Delores considers dinner.

Delores considers dinner.

Yesterday, we spent the bulk of the morning reinforcing one of the pig paddocks near the gardens to receive an incoming pregnant gilt. We had not intended to get back into breeding stock, but a number of our local sources for feeder pigs have had troubles this winter and have nothing to show for their labors. That, rightfully, should be a warning to us as well. But we plunged ahead and made a bargain to purchase Delores instead. She should farrow for the first time around the beginning of March.

Delores, a yearling black pig of about 200 pounds, had heretofore been a pet. The woman selling her said she hadn’t realized how fast and large pigs grew. Cindy headed out late morning to pick up the hog. I, meanwhile, spent the time butchering and cleaning roosters. I was just finishing scrubbing down the equipment after packaging and freezing the birds when she returned, Delores in tow.

We had a quick late lunch and easily introduced Delores into her new, spacious digs. We secured her with the final bit of fencing, gave her fresh water and retired for our afternoon nap.

Awaking refreshed, we had our coffee before heading out to do our late-afternoon chores. Dinner guests would arrive within a couple of hours, and dinner would need to be prepared. We stopped by the pig paddock first. Spotting the hog panel thrown up at an odd angle, we knew immediately that “Houston, we have a problem.”

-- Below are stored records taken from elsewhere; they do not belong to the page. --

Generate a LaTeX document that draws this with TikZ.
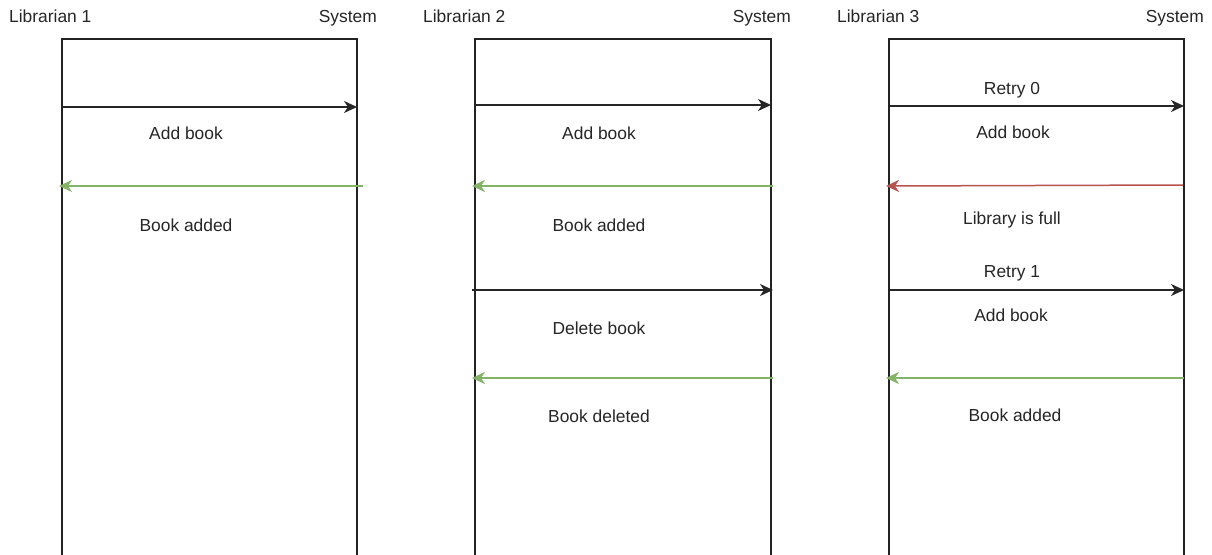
\documentclass[tikz,border=0pt]{standalone}
\usepackage{fontspec}
\setmainfont{Liberation Sans}
\usetikzlibrary{arrows.meta}
\definecolor{okgreen}{HTML}{82B366}
\definecolor{errred}{HTML}{B85450}
\definecolor{linegray}{HTML}{222222}
\begin{document}
\begin{tikzpicture}[x=1pt,y=-1pt,
  lbl/.style={anchor=base,inner sep=0pt,font=\fontsize{17.4}{20}\selectfont,text=black!85},
  lifebox/.style={draw=linegray,line width=1.5pt},
  tip/.style={-{Stealth[length=13pt,width=12pt,inset=4pt]}},
  req/.style={draw=black!85,line width=1.5pt,tip},
  okreply/.style={draw=okgreen,line width=1.5pt,tip},
  errreply/.style={draw=errred,line width=1.5pt,tip}]
\useasboundingbox (0,0) rectangle (1212,554);
\fill[white] (0,0) rectangle (1212,554);

% ---------- Panel 1 ----------
\node[lbl,anchor=base west] (h1l) at (9,23) {Librarian 1};
\node[lbl,anchor=base east] (h1s) at (377,23) {System};
\draw[lifebox] (62,556) -- (62,39) -- (357,39) -- (357,556);
\coordinate (p1a1) at (62,107);  \coordinate (p1b1) at (357,107);
\coordinate (p1a2) at (59,186);  \coordinate (p1b2) at (363,186);
\draw[req] (p1a1) -- (p1b1);
\draw[okreply] (p1b2) -- (p1a2);
\node[lbl] (t11) at (186,139) {Add book};
\node[lbl] (t12) at (186,231) {Book added};

% ---------- Panel 2 ----------
\node[lbl,anchor=base west] (h2l) at (423,23) {Librarian 2};
\node[lbl,anchor=base east] (h2s) at (791,23) {System};
\draw[lifebox] (475,556) -- (475,39) -- (771,39) -- (771,556);
\coordinate (p2a1) at (475,105);  \coordinate (p2b1) at (771,105);
\coordinate (p2a2) at (472,186);  \coordinate (p2b2) at (773,186);
\coordinate (p2a3) at (472,290);  \coordinate (p2b3) at (773,290);
\coordinate (p2a4) at (472,378);  \coordinate (p2b4) at (773,378);
\draw[req] (p2a1) -- (p2b1);
\draw[okreply] (p2b2) -- (p2a2);
\draw[req] (p2a3) -- (p2b3);
\draw[okreply] (p2b4) -- (p2a4);
\node[lbl] (t21) at (599,139) {Add book};
\node[lbl] (t22) at (599,231) {Book added};
\node[lbl] (t23) at (599,334) {Delete book};
\node[lbl] (t24) at (599,422) {Book deleted};

% ---------- Panel 3 ----------
\node[lbl,anchor=base west] (h3l) at (837,23) {Librarian 3};
\node[lbl,anchor=base east] (h3s) at (1204,23) {System};
\draw[lifebox] (889,556) -- (889,39) -- (1184,39) -- (1184,556);
\coordinate (p3a1) at (889,106);  \coordinate (p3b1) at (1184,106);
\coordinate (p3a2) at (886,186);  \coordinate (p3b2) at (1183,185);
\coordinate (p3a3) at (889,290);  \coordinate (p3b3) at (1184,290);
\coordinate (p3a4) at (886,378);  \coordinate (p3b4) at (1184,378);
\draw[req] (p3a1) -- (p3b1);
\draw[errreply] (p3b2) -- (p3a2);
\draw[req] (p3a3) -- (p3b3);
\draw[okreply] (p3b4) -- (p3a4);
\node[lbl] (t31) at (1012,94.5) {Retry 0};
\node[lbl] (t32) at (1013,138.5) {Add book};
\node[lbl] (t33) at (1012,224.5) {Library is full};
\node[lbl] (t34) at (1012,277.5) {Retry 1};
\node[lbl] (t35) at (1011,321.5) {Add book};
\node[lbl] (t36) at (1015,421.5) {Book added};
\end{tikzpicture}
\end{document}
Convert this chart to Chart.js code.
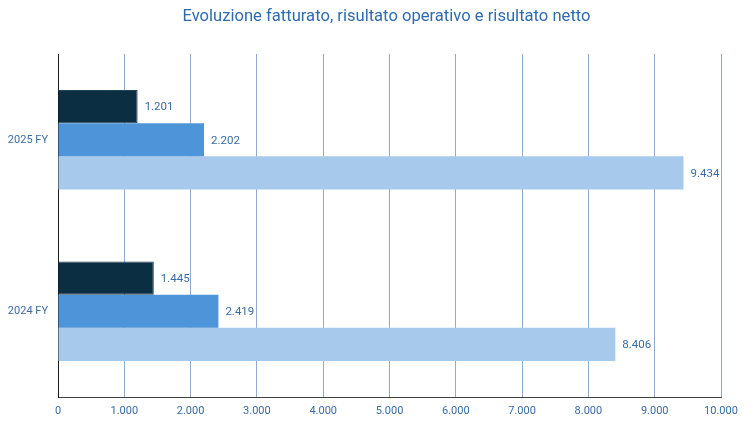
<!DOCTYPE html>
<html><head><meta charset="utf-8">
<script src="https://cdn.jsdelivr.net/npm/chart.js@4"></script>
<style>html,body{margin:0;padding:0;background:#fff}#w{width:753px;height:423px}</style>
</head><body><div id="w"><canvas id="c" width="753" height="423"></canvas></div>
<script>
const categories = ['2025 FY', '2024 FY'];
const seriesNames = ['Risultato netto', 'Risultato operativo', 'Fatturato'];
const risultatoNetto = [1201, 1445];
const risultatoOperativo = [2202, 2419];
const fatturato = [9434, 8406];
const xTicks = [0, 1000, 2000, 3000, 4000, 5000, 6000, 7000, 8000, 9000, 10000];
const chartTitle = 'Evoluzione fatturato, risultato operativo e risultato netto';

const fmt = n => String(n).replace(/\B(?=(\d{3})+(?!\d))/g, '.');
const textColor = '#3A6BA3';

const labelPlugin = {
  id: 'barLabels',
  afterDatasetsDraw(chart) {
    const ctx = chart.ctx;
    ctx.save();
    ctx.font = '11.5px Roboto';
    ctx.fillStyle = textColor;
    ctx.textAlign = 'left';
    ctx.textBaseline = 'middle';
    chart.data.datasets.forEach((ds, i) => {
      chart.getDatasetMeta(i).data.forEach((bar, j) => {
        ctx.fillText(fmt(ds.data[j]), bar.x + 7, bar.y + 1);
      });
    });
    ctx.restore();
  }
};

const titlePlugin = {
  id: 'centeredTitle',
  afterDraw(chart) {
    const ctx = chart.ctx, a = chart.chartArea;
    ctx.save();
    ctx.font = '16.6px Roboto';
    ctx.fillStyle = '#2E6BAF';
    ctx.textAlign = 'center';
    ctx.textBaseline = 'middle';
    ctx.fillText(chartTitle, (a.left + a.right) / 2 - 3, 17);
    ctx.restore();
  }
};

new Chart(document.getElementById('c'), {
  type: 'bar',
  data: {
    labels: categories,
    datasets: [
      { label: seriesNames[0], data: risultatoNetto, backgroundColor: '#0B2E42', borderColor: '#24465a', borderWidth: 1 },
      { label: seriesNames[1], data: risultatoOperativo, backgroundColor: '#4E94D8', borderWidth: 0 },
      { label: seriesNames[2], data: fatturato, backgroundColor: '#A6C9EC', borderWidth: 0 }
    ]
  },
  options: {
    indexAxis: 'y',
    responsive: false,
    animation: false,
    devicePixelRatio: 1,
    layout: { padding: { left: 0, right: 32, top: 54, bottom: 0 } },
    datasets: { bar: { categoryPercentage: 0.58, barPercentage: 1.0 } },
    plugins: {
      legend: { display: false },
      tooltip: { enabled: false },
      title: { display: false }
    },
    scales: {
      x: {
        min: 0, max: 10000,
        afterBuildTicks: s => { s.ticks = xTicks.map(v => ({ value: v })); },
        afterFit: s => { s.height = 26; },
        ticks: { color: textColor, font: { family: 'Roboto', size: 11 }, padding: 8, callback: v => fmt(v), maxRotation: 0 },
        grid: { color: '#8FAACA', lineWidth: 1, drawTicks: false },
        border: { color: '#404040', width: 1 }
      },
      y: {
        afterFit: s => { s.width = 58; },
        ticks: { color: textColor, font: { family: 'Roboto', size: 11 }, padding: 10 },
        grid: { display: false, drawTicks: false },
        border: { color: '#1a1a1a', width: 1 }
      }
    }
  },
  plugins: [labelPlugin, titlePlugin]
});
</script></body></html>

Delores, in the space of an hour and half, had escaped from her paddock through an unsecured hog panel, trundled down a ravine, been discovered in a neighbor’s front yard, enticed into a goat pen, escaped from that pen, and walked back up the hill into the ravine. And that is where we found her, 200 yards down a steep hill from where she had begun to explore the countryside. It should have ended in a catastrophe. But within five minutes she had followed Cindy, and a bucket of feed, back home. We spent the next 30 minutes reinforcing the fencing, then completing chores, before heading in to cook for our evening guests.

Which is undoubtedly why, this morning at 4 a.m., I awoke to the feather-light rain on the roof and wondered, “Where is Delores?”